Robust Distributed Average Tracking for Networked Systems
University Of California-Riverside, Riverside CA
Investigators
Abstract
Many tasks performed by distributed dynamic systems can be thought of as occurring on a network of dynamic nodes interconnected by communication links. These tasks include sensing, estimation, control, and optimization by distributed mobile agents, such as vehicles. Implementation of these tasks often reduces to computation of the average, or weighted average, of some variable defined at each network node. Because communication across network links may be slow or expensive, it is important to spread the effort of computing this average across all the networked systems. This motivates the development of "distributed algorithms" that rely only on information from immediate neighbors, that is, from systems that can directly communicate with each other. While great progress has been made in distributed averaging algorithms, these rely on highly simplifying assumptions.
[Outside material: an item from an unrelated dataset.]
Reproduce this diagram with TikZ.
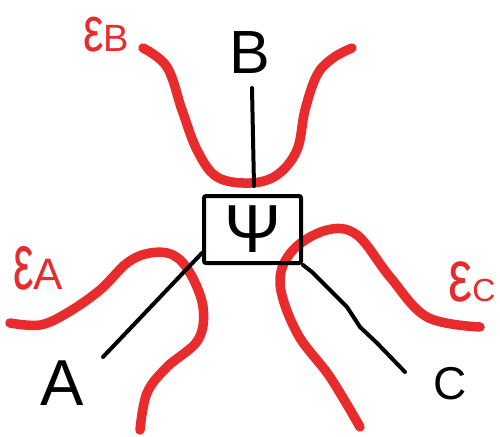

This project will enable effective distributing averaging on a range of realistic systems, and experimentally validate the results on a network of robots. The result will apply to numerous open, physically relevant, problems. Existing distributed averaging methods rely primarily on linear local repeated averaging-type or consensus-type algorithms. These can only deal with prescribed cases, such as averaging initial conditions, or steady signals, or Laplace transformed quantities. Hence their applicability to practical applications is limited. The objective of this project is to derive a robust distributed average tracking framework based on novel nonsmooth nonlinear algorithms to enable distributed coordination of networked systems. The project will address robust distributed average tracking accounting for measurement and communication noise, different agents' varying partial observability and discrepant data quality, inherent physical dynamics, and optimization objectives. The results will fill in the gap in the distributed averaging paradigm to benefit many civilian, homeland security, and military applications involving networked systems.